Now before I continue, I need to point out that YES! I make sure my child is safe… Yes! I keep her near me and YES! I always use extreme caution BUT,,,,
If Luna Marie is at the park, my child is not happy unless she is on the highest bar of the jungle gym or the tallest branch of a tree or jumping over the biggest, Deepest hole at the park. Luna Marie does all this with the same two mantras. The first one: “Mommmmmma!!! Look at me!!! Look at me, Momma!!!” For me,, this is the hardest time, I mean I don’t want to treat my little girl like she’s made out of glass or wrap her in bubble wrap or anything! And I also don’t want to be constantly correcting her or warning her. Or my least favorite reprimanding her. I mean,, I don’t want her to be such a delicate flower that she’s too prissy to play and get out there and mix it up! I don’t want to keep her all dolled up and clean… I want her to feel she’s more than just a pretty face. So,,,,at the park where she is going crazy like a Tasmanian devil,, jumping,, swinging ,,,flipping and yes falling. There I sit, stand or hover, filled with anxiety, oh so closely by my child’s side. That is when the non stop debate in my head begins. Should I step in? Am I being over protective? Am I neglecting her? Am I smothering her? Am I,,, Am I,,, AM I? THEN WHEN I DECIDE TO JUMP IN to rescue I am LOUDLY rebuffed with an “I don’t need help, Mommma!” Only to be asked literally, I kid you not, two seconds later with “Mommma! I need help! Please help me!” ,,,,, and she pleads desperately like she has no recollection of the previous sentence! Crazy kid.
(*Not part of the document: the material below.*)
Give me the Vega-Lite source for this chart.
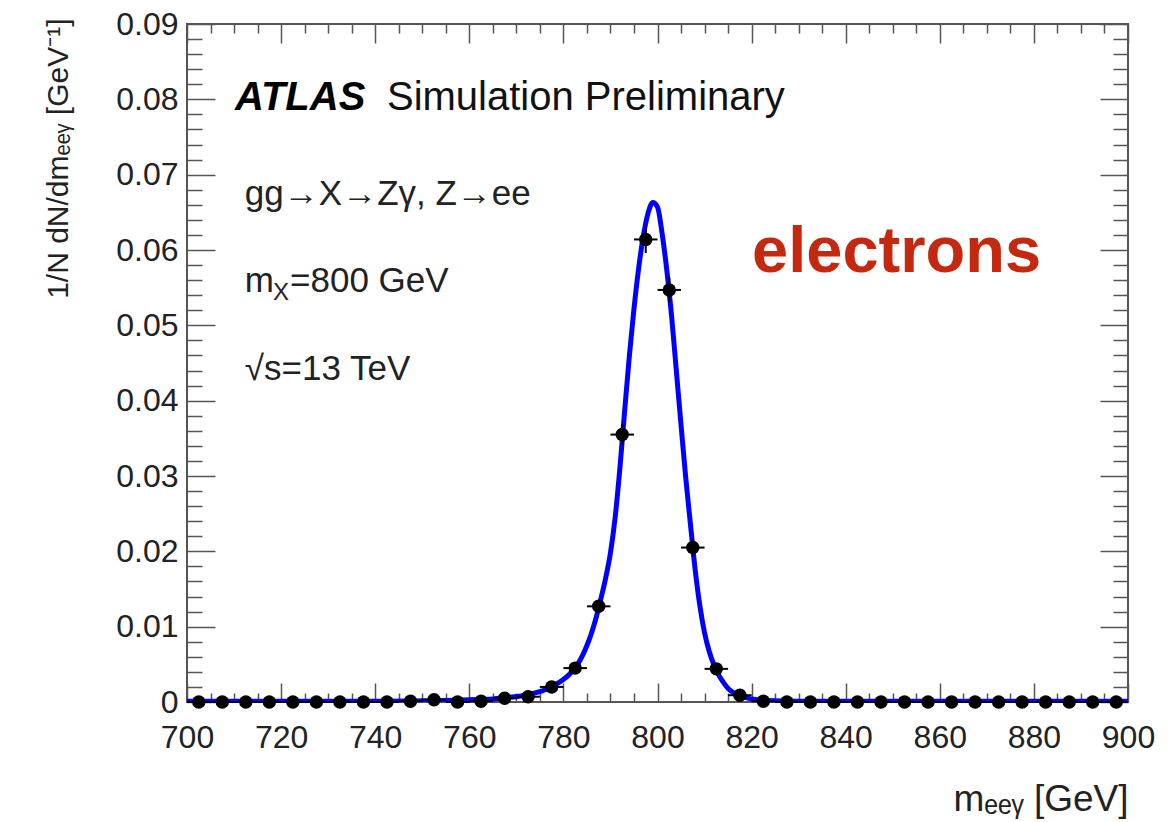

Usually at the park…I know she’s doing something that for sure is going to give her a “Boo Boo”. Often I am SO conflicted but,,, I stand back and let her do it anyway (Unless she’s going to break a bone or blind herself of course). I want her to have the experience of trial and error… To have the opportunity to find out first hand what will and what will not work. I want her to have her process! I sit there with the most authentic smile on my face. THANK GOD I AM AN ACTRESS!And I try to say supportive things,,, other than ‘Good Job’ ….. (honestly I think we have worn that phrase into the ground, right?)… I try to be creative “Look how strong you are” “That jump was SO far” “Wow you fell in the dirt and did not get a boo boo, EXCELLENT!” Basically I just try not to cringe! I watch her face beaming with enthusiasm and adventure…. full of just plain feistyness and pride while she experiments with her “Feats of Strength.” (aka “Falling down A lot!”)
I mean, THAT is what we want right? Our little girls to grow up to be strong independent women aware of their capabilities and proud of their accomplishments with strong bodies and a healthy self esteem??? And I figure, here is where it first starts, where the rubber meets the road: The Playground. With Luna Marie bumbling and tripping through her “Feats of Strength”. I let her relish in all that her body and sense of adventure can do (no matter how much it frikkin tortures me). I let her push herself. I let her experiment,, to have the pride and excitement even though I am worried pretty much every single minute..!. Yep! I take a lot of deep breaths and am exhausted when we are done!!!!!!
But that’s just it isn’t it? That’s the job…. Motherhood…. this whole Parenthood thing isn’t really about me (Dah-mit!) It’s about her. That is “Motherhood”,, tolerating the anxiety of allowing her the room to grow. Allowing her to make the mistakes and learn from them.
Usually I try to wrap it up and leave on a high note…. but sometimes, I misread how much energy she has,, she gets tired and right before I can make a hasty escape….BONK the “Boo Boo” comes, as I was pretty sure it would… And there I am “The Momma”. I try to do my best impression of a comforting superhero…. like a big bear I hold her while she cries, I soothe her, I wait……. I ask for a recap of what happened. I ask where the boo boo is, and after she has relaxed a bit ,,,I ask her what she could do to avoid that boo boo happening next time.(HINT HINT!!!) Then she wimpers a little, and then “Ka-pow!” like The Energizer bunny on steroids, she’s up again and running,,, onto the next thing. (Please, God, let her learn something about her limits, her power, or her resilience… SOMETHING! Please BEFORE I LOSE IT!)
Then ,,,,, she starts with the second mantra, this one is my favorite!! “Babies can’t do that!!” That’s when the smile happens. The biggest fattest thousand watt smile of confidence. My little Luna Marie is so proud! She wants to prove that she is growing bigger and stronger every day. She wants to be a big girl so fast it’s unbelievable. IF she could be a teenager tomorrow she would! That is her dream,, to be older!!!!! Funny and as women when we ACTUALLY ARE OLDER ALL WE WANT IS TO BE YOUNGER! OY! Oh! My little Luna Marie has plans… she starts talking about the next time and what she’s going to do next time,, and when she is bigger shell do more and then again she asks me “Mama? Babies can’t do that?” And I say, “No they can’t… you’re right, Sunshine. Babies cannot do that. You are a big girl now.”
Oh my gosh! This mommyhood thing is going to be a looong ride! Wish me luck! I would love to hear your comments about your little Stunt Women and Ninja Men too!